TASK GOAL ::
For each line of the data below that holds "this", copy the line.

DATA SECTION ::
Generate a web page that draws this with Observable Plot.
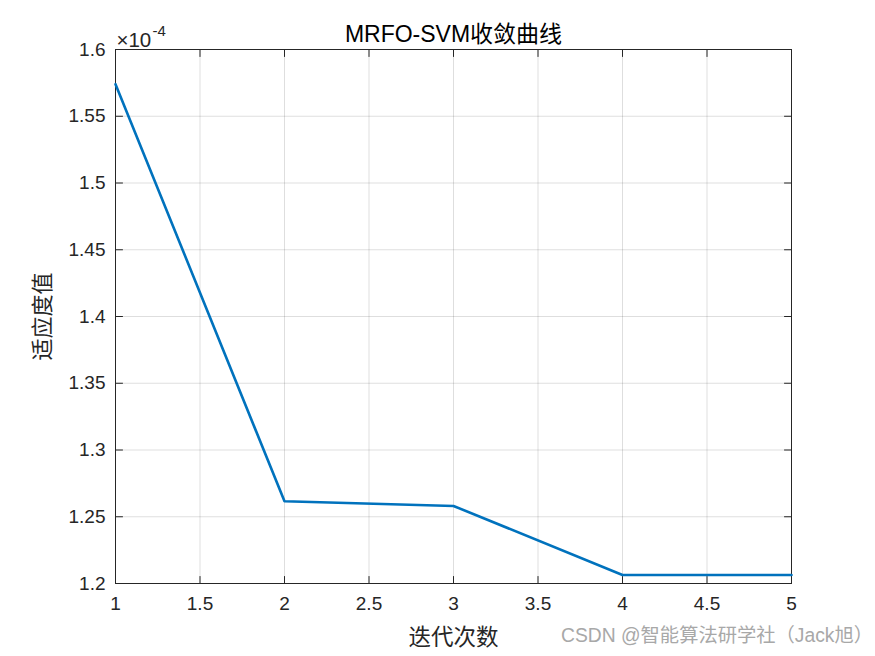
<!DOCTYPE html>
<html>
<head>
<meta charset="utf-8">
<script src="https://cdn.jsdelivr.net/npm/d3@7"></script>
<script src="https://cdn.jsdelivr.net/npm/@observablehq/plot@0.6"></script>
<style>
  html, body { margin: 0; padding: 0; background: #fff; }
  #wrap { position: relative; width: 875px; height: 656px; }
  #wm { position: absolute; left: 561px; top: 624px; font: 19.3px "Liberation Sans", "Noto Sans CJK SC", sans-serif; color: #a8a8a8; white-space: nowrap; line-height: 24px; }
</style>
</head>
<body>
<div id="wrap"><div id="chart"></div><div id="wm">CSDN @智能算法研学社（Jack旭）</div></div>
<script>
const iterations = [1, 2, 3, 4, 5];
const fitness = [1.5740e-4, 1.2616e-4, 1.2581e-4, 1.2064e-4, 1.2064e-4];
const xTicks = [1, 1.5, 2, 2.5, 3, 3.5, 4, 4.5, 5];
const yTicks = [1.2e-4, 1.25e-4, 1.3e-4, 1.35e-4, 1.4e-4, 1.45e-4, 1.5e-4, 1.55e-4, 1.6e-4];
const titleText = "MRFO-SVM收敛曲线";
const xLabel = "迭代次数";
const yLabel = "适应度值";

const data = iterations.map((x, i) => ({x, y: fitness[i]}));
const xMin = 1, xMax = 5, yMin = 1.2e-4, yMax = 1.6e-4;
const tickShape = {draw(context, l) { context.moveTo(0, 0); context.lineTo(0, -l); }};
const axisColor = "#262626";
const font = '"Liberation Sans", Arial, sans-serif';
const mixed = '"Liberation Sans", "Noto Sans CJK SC", sans-serif';
const cjk = '"Noto Sans CJK SC", sans-serif';

const chart = Plot.plot({
  width: 875,
  height: 656,
  marginLeft: 115,
  marginRight: 84,
  marginTop: 49,
  marginBottom: 73,
  style: {fontFamily: font, background: "#fff", overflow: "visible"},
  x: {domain: [xMin, xMax]},
  y: {domain: [yMin, yMax]},
  marks: [
    Plot.gridX(xTicks, {stroke: "#000", strokeOpacity: 0.13, strokeWidth: 1}),
    Plot.gridY(yTicks, {stroke: "#000", strokeOpacity: 0.13, strokeWidth: 1}),
    Plot.axisX(xTicks, {anchor: "bottom", tickSize: 0, tickPadding: 13, fontSize: 19, fill: axisColor, label: null, tickFormat: d => String(d)}),
    Plot.axisY(yTicks, {anchor: "left", tickSize: 0, tickPadding: 10, fontSize: 19, fill: axisColor, label: null, tickFormat: d => String(+(d * 1e4).toFixed(2))}),
    Plot.vector(xTicks, {x: d => d, y: yMin, length: 7, rotate: 0, anchor: "start", shape: tickShape, stroke: axisColor, strokeWidth: 1}),
    Plot.vector(xTicks, {x: d => d, y: yMax, length: 7, rotate: 180, anchor: "start", shape: tickShape, stroke: axisColor, strokeWidth: 1}),
    Plot.vector(yTicks, {x: xMin, y: d => d, length: 7, rotate: 90, anchor: "start", shape: tickShape, stroke: axisColor, strokeWidth: 1}),
    Plot.vector(yTicks, {x: xMax, y: d => d, length: 7, rotate: 270, anchor: "start", shape: tickShape, stroke: axisColor, strokeWidth: 1}),
    Plot.frame({stroke: axisColor, strokeWidth: 1}),
    Plot.line(data, {x: "x", y: "y", stroke: "#0072BD", strokeWidth: 2.6}),
    Plot.text([titleText], {frameAnchor: "top", textAnchor: "middle", lineAnchor: "bottom", dy: -8, fontSize: 23, fill: "#000", fontFamily: mixed}),
    Plot.text(["×10"], {frameAnchor: "top-left", textAnchor: "start", lineAnchor: "bottom", dx: 1, dy: -3, fontSize: 20.5, fill: axisColor}),
    Plot.text(["-4"], {frameAnchor: "top-left", textAnchor: "start", lineAnchor: "bottom", dx: 37, dy: -14, fontSize: 15, fill: axisColor}),
    Plot.text([xLabel], {frameAnchor: "bottom", textAnchor: "middle", lineAnchor: "middle", dy: 54, fontSize: 22.5, fill: axisColor, fontFamily: cjk}),
    Plot.text([yLabel], {frameAnchor: "left", textAnchor: "middle", lineAnchor: "middle", rotate: -90, dx: -73, fontSize: 22, fill: axisColor, fontFamily: cjk})
  ]
});
document.getElementById("chart").appendChild(chart);
</script>
</body>
</html>
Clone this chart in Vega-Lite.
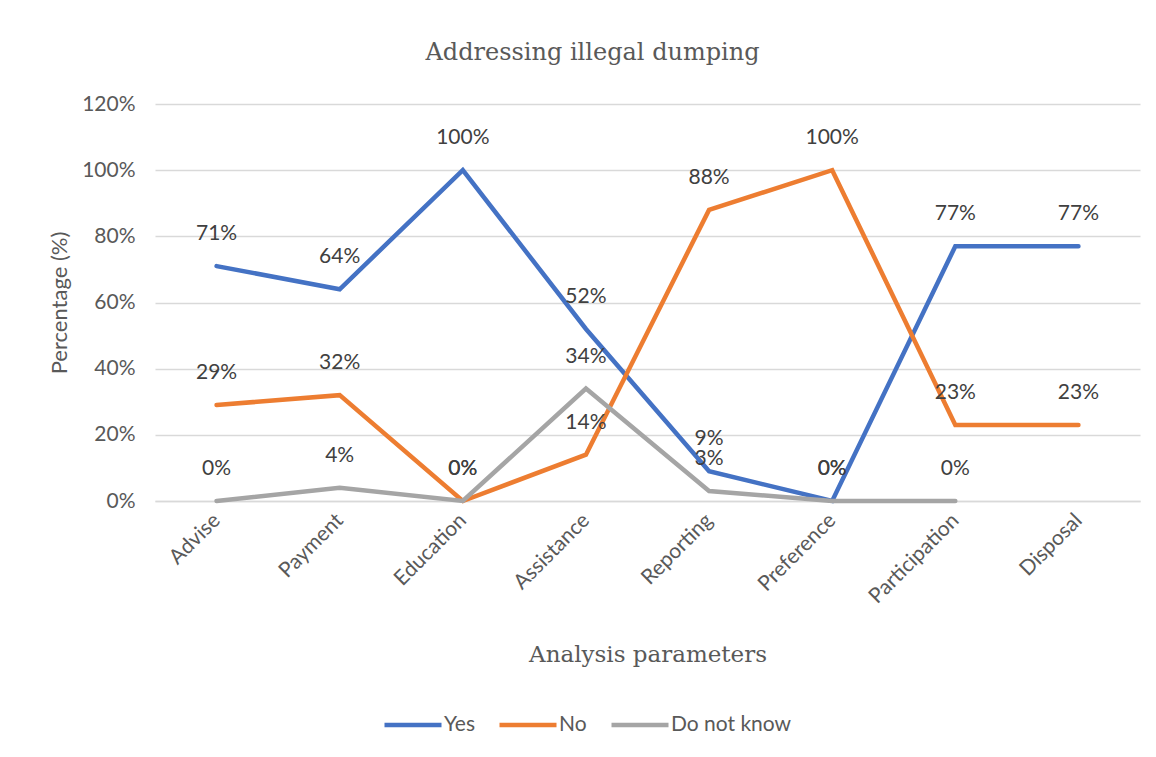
{
  "$schema": "https://vega.github.io/schema/vega-lite/v6.json",
  "width": 985,
  "height": 397,
  "autosize": {"type": "none"},
  "padding": {"left": 155, "top": 104, "right": 16, "bottom": 256},
  "background": "white",
  "title": {
    "text": "Addressing illegal dumping",
    "font": "DejaVu Serif",
    "fontSize": 24,
    "fontWeight": "normal",
    "color": "#595959",
    "anchor": "middle",
    "dx": -55,
    "offset": 28
  },
  "config": {
    "view": {"stroke": null},
    "font": "Lato"
  },
  "data": {
    "values": [
      {"param": "Advise", "series": "Yes", "value": 0.71},
      {"param": "Payment", "series": "Yes", "value": 0.64},
      {"param": "Education", "series": "Yes", "value": 1.0},
      {"param": "Assistance", "series": "Yes", "value": 0.52},
      {"param": "Reporting", "series": "Yes", "value": 0.09},
      {"param": "Preference", "series": "Yes", "value": 0.0},
      {"param": "Participation", "series": "Yes", "value": 0.77},
      {"param": "Disposal", "series": "Yes", "value": 0.77},
      {"param": "Advise", "series": "No", "value": 0.29},
      {"param": "Payment", "series": "No", "value": 0.32},
      {"param": "Education", "series": "No", "value": 0.0},
      {"param": "Assistance", "series": "No", "value": 0.14},
      {"param": "Reporting", "series": "No", "value": 0.88},
      {"param": "Preference", "series": "No", "value": 1.0},
      {"param": "Participation", "series": "No", "value": 0.23},
      {"param": "Disposal", "series": "No", "value": 0.23},
      {"param": "Advise", "series": "Do not know", "value": 0.0},
      {"param": "Payment", "series": "Do not know", "value": 0.04},
      {"param": "Education", "series": "Do not know", "value": 0.0},
      {"param": "Assistance", "series": "Do not know", "value": 0.34},
      {"param": "Reporting", "series": "Do not know", "value": 0.03},
      {"param": "Preference", "series": "Do not know", "value": 0.0},
      {"param": "Participation", "series": "Do not know", "value": 0.0}
    ]
  },
  "encoding": {
    "x": {
      "field": "param",
      "type": "nominal",
      "sort": null,
      "scale": {"type": "point", "padding": 0.5},
      "title": "Analysis parameters",
      "axis": {
        "labelAngle": -45,
        "labelAlign": "right",
        "labelBaseline": "middle",
        "labelFontSize": 21,
        "labelColor": "#595959",
        "labelPadding": 16,
        "ticks": false,
        "domain": true,
        "domainColor": "#D9D9D9",
        "domainWidth": 1.5,
        "titleFont": "DejaVu Serif",
        "titleFontSize": 23,
        "titleFontWeight": "normal",
        "titleColor": "#595959",
        "titlePadding": 37
      }
    },
    "y": {
      "field": "value",
      "type": "quantitative",
      "scale": {"domain": [0, 1.2], "nice": false},
      "title": "Percentage (%)",
      "axis": {
        "values": [0, 0.2, 0.4, 0.6, 0.8, 1.0, 1.2],
        "format": ".0%",
        "labelFontSize": 21,
        "labelColor": "#595959",
        "labelPadding": 20,
        "ticks": false,
        "domain": false,
        "grid": true,
        "gridColor": "#D9D9D9",
        "gridWidth": 1.5,
        "titleFontSize": 22,
        "titleFontWeight": "normal",
        "titleColor": "#595959",
        "titlePadding": 10
      }
    },
    "color": {
      "field": "series",
      "type": "nominal",
      "scale": {
        "domain": ["Yes", "No", "Do not know"],
        "range": ["#4472C4", "#ED7D31", "#A5A5A5"]
      },
      "legend": {
        "title": null,
        "orient": "none",
        "direction": "horizontal",
        "legendX": 227,
        "legendY": 590,
        "symbolType": "stroke",
        "symbolSize": 3249,
        "symbolStrokeWidth": 4.5,
        "labelFontSize": 21,
        "labelColor": "#595959",
        "labelOffset": 0,
        "columnPadding": 15
      }
    }
  },
  "layer": [
    {
      "mark": {"type": "line", "strokeWidth": 4.5, "strokeCap": "round"}
    },
    {
      "mark": {"type": "text", "dy": -32, "fontSize": 21, "color": "#404040", "baseline": "middle"},
      "encoding": {
        "text": {"field": "value", "type": "quantitative", "format": ".0%"},
        "color": {"value": "#404040"}
      }
    }
  ]
}
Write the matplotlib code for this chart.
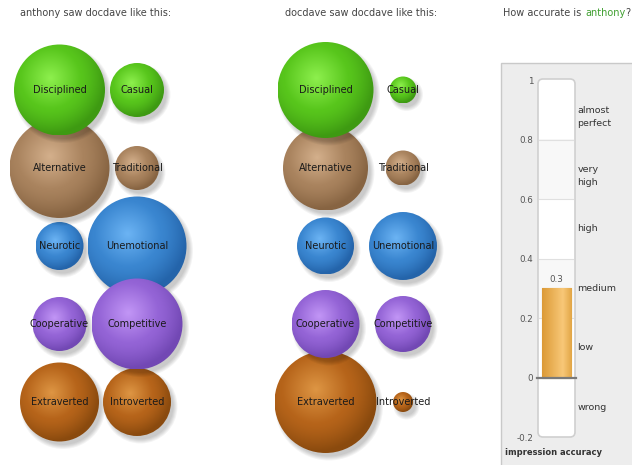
import numpy as np
import matplotlib
matplotlib.use("Agg")
import matplotlib.pyplot as plt
from matplotlib.patches import Circle, Rectangle, FancyBboxPatch
from matplotlib.colors import to_rgb
from matplotlib.offsetbox import TextArea, HPacker, AnnotationBbox
from matplotlib.transforms import blended_transform_factory

# trait pairs, one row each
left_traits = ["Disciplined", "Alternative", "Neurotic", "Cooperative", "Extraverted"]
right_traits = ["Casual", "Traditional", "Unemotional", "Competitive", "Introverted"]

# bubble radii (pixels)
anthony_left = [45.5, 50, 24, 27, 39.5]
anthony_right = [27, 22, 49.5, 45.5, 34]
docdave_left = [48, 42.5, 28.5, 34, 51]
docdave_right = [13.5, 17.5, 34, 28, 10]

accuracy = 0.3
acc_ticks = [-0.2, 0, 0.2, 0.4, 0.6, 0.8, 1]
acc_tick_labels = ["-0.2", "0", "0.2", "0.4", "0.6", "0.8", "1"]
band_labels = ["wrong", "low", "medium", "high", "very\nhigh", "almost\nperfect"]
band_centers = [-0.1, 0.1, 0.3, 0.5, 0.7, 0.9]

# light, base, dark per row
row_colors = [
    ("#8ef04e", "#58c61c", "#3e9a12"),
    ("#d4b08c", "#a9835e", "#876442"),
    ("#6cb4f4", "#3a86d0", "#2464aa"),
    ("#c296f6", "#9464d6", "#7248b4"),
    ("#de9644", "#b6641a", "#8a4a0e"),
]
row_z = [3, 2, 1, 3, 2]

fig = plt.figure(figsize=(6.32, 4.65), dpi=100)
ax = fig.add_axes([0, 0, 1, 1])
ax.set_xlim(0, 632)
ax.set_ylim(465, 0)
ax.axis("off")

n = 80
yy, xx = np.mgrid[-1:1:n * 1j, -1:1:n * 1j]
dist = np.clip(np.hypot(xx + 0.2, yy + 0.24) / 1.22, 0, 1)


def bubble(cx, cy, r, cols, z):
    light, base, dark = [np.array(to_rgb(c)) for c in cols]
    for k in range(5):
        ax.add_patch(Circle((cx + 3.5, cy + 4.5), r + 3 - k, color="k", alpha=0.045,
                            lw=0, zorder=z))
    t = dist[..., None]
    img = np.where(t < 0.55, light + (base - light) * (t / 0.55),
                   base + (dark - base) * ((t - 0.55) / 0.45) ** 1.3)
    circ = Circle((cx, cy), r, fc="none", ec="none", zorder=z + 0.1)
    ax.add_patch(circ)
    im = ax.imshow(img, extent=(cx - r, cx + r, cy + r, cy - r), zorder=z + 0.1,
                   interpolation="bilinear", aspect="auto")
    im.set_clip_path(circ)


col_x = [59.5, 137]
row_y = [90 + 78 * i for i in range(5)]
panels = [(0, anthony_left, anthony_right), (266, docdave_left, docdave_right)]
for dx, lvals, rvals in panels:
    for i in range(5):
        for j, (name, r) in enumerate([(left_traits[i], lvals[i]), (right_traits[i], rvals[i])]):
            cx = col_x[j] + dx
            bubble(cx, row_y[i], r, row_colors[i], row_z[i])
            ax.text(cx, row_y[i], name, ha="center", va="center", fontsize=7,
                    color="#1a1a1a", zorder=10)

ax.set_xlim(0, 632)
ax.set_ylim(465, 0)

# titles
ax.text(20, 13, "anthony saw docdave like this:", fontsize=7, color="#444", va="center")
ax.text(285, 13, "docdave saw docdave like this:", fontsize=7, color="#444", va="center")
tp = dict(fontsize=7)
box = HPacker(children=[
    TextArea("How accurate is", textprops=dict(color="#444", **tp)),
    HPacker(children=[TextArea("anthony", textprops=dict(color="#3f9f2f", **tp)),
                      TextArea("?", textprops=dict(color="#444", **tp))], sep=0, pad=0),
], sep=3, pad=0)
ax.add_artist(AnnotationBbox(box, (503, 13), xycoords="data", box_alignment=(0, 0.5),
                             frameon=False, pad=0))

# gauge panel
ax.add_patch(Rectangle((501, 63), 140, 410, fc="#ededed", ec="#c9c9c9", lw=1, zorder=0))
ax.add_patch(FancyBboxPatch((538, 79), 37, 358, boxstyle="round,pad=0,rounding_size=5",
                            fc="white", ec="#cfcfcf", lw=1.2, zorder=1))
ax.text(505, 452, "impression accuracy", fontsize=6, fontweight="bold", color="#333",
        va="center")

g = fig.add_axes([539 / 632, (465 - 437) / 465, 35 / 632, (437 - 80) / 465])
g.patch.set_visible(False)
g.set_xlim(-0.5, 0.5)
g.set_ylim(-0.2, 1.0)
for s in g.spines.values():
    s.set_visible(False)
g.set_xticks([])
g.set_yticks(acc_ticks, acc_tick_labels)
g.tick_params(axis="y", length=0, pad=4, labelsize=6.3, labelcolor="#555")
for lo in (0.2, 0.6):
    g.axhspan(lo, lo + 0.2, color="#f8f8f8", lw=0, zorder=0)
for v in (0.2, 0.4, 0.6, 0.8):
    g.axhline(v, color="#e0e0e0", lw=0.8, zorder=0.5)

bars = g.bar([0], [accuracy], width=0.84, color="#e8aa48", ec="#cf9238", lw=0.8, zorder=2)
grad = np.linspace(0, 1, 60)
c1, c2, c3 = [np.array(to_rgb(c)) for c in ("#dc9a36", "#f8c878", "#e2a646")]
row = np.where(grad[:, None] < 0.7, c1 + (c2 - c1) * (grad[:, None] / 0.7),
               c2 + (c3 - c2) * ((grad[:, None] - 0.7) / 0.3))
bimg = np.repeat(row[None, :, :], 4, axis=0)
b = bars[0]
im = g.imshow(bimg, extent=(b.get_x(), b.get_x() + b.get_width(), 0, accuracy),
              aspect="auto", zorder=2.1, interpolation="bilinear")
im.set_clip_path(b)
g.set_xlim(-0.5, 0.5)
g.set_ylim(-0.2, 1.0)
g.axhline(0, xmin=-0.06, xmax=1.06, color="#7a7a7a", lw=1.6, zorder=3, clip_on=False)
g.annotate(f"{accuracy:g}", (0, accuracy), xytext=(0, 3), textcoords="offset points",
           ha="center", va="bottom", fontsize=6.3, color="#555")

tr = blended_transform_factory(g.transAxes, g.transData)
for lab, c in zip(band_labels, band_centers):
    off = -5 if "\n" in lab else 0
    g.annotate(lab, (1.1, c), xycoords=tr, xytext=(0, off), textcoords="offset points",
               ha="left", va="center", fontsize=6.8, color="#333", linespacing=1.6)

fig.savefig("out.png", dpi=100)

SOLUTION BELOW ::
Generate a web page that draws this with Observable Plot.
Clone this chart in Vega-Lite.
Write the matplotlib code for this chart.
ax.text(20, 13, "anthony saw docdave like this:", fontsize=7, color="#444", va="center")
ax.text(285, 13, "docdave saw docdave like this:", fontsize=7, color="#444", va="center")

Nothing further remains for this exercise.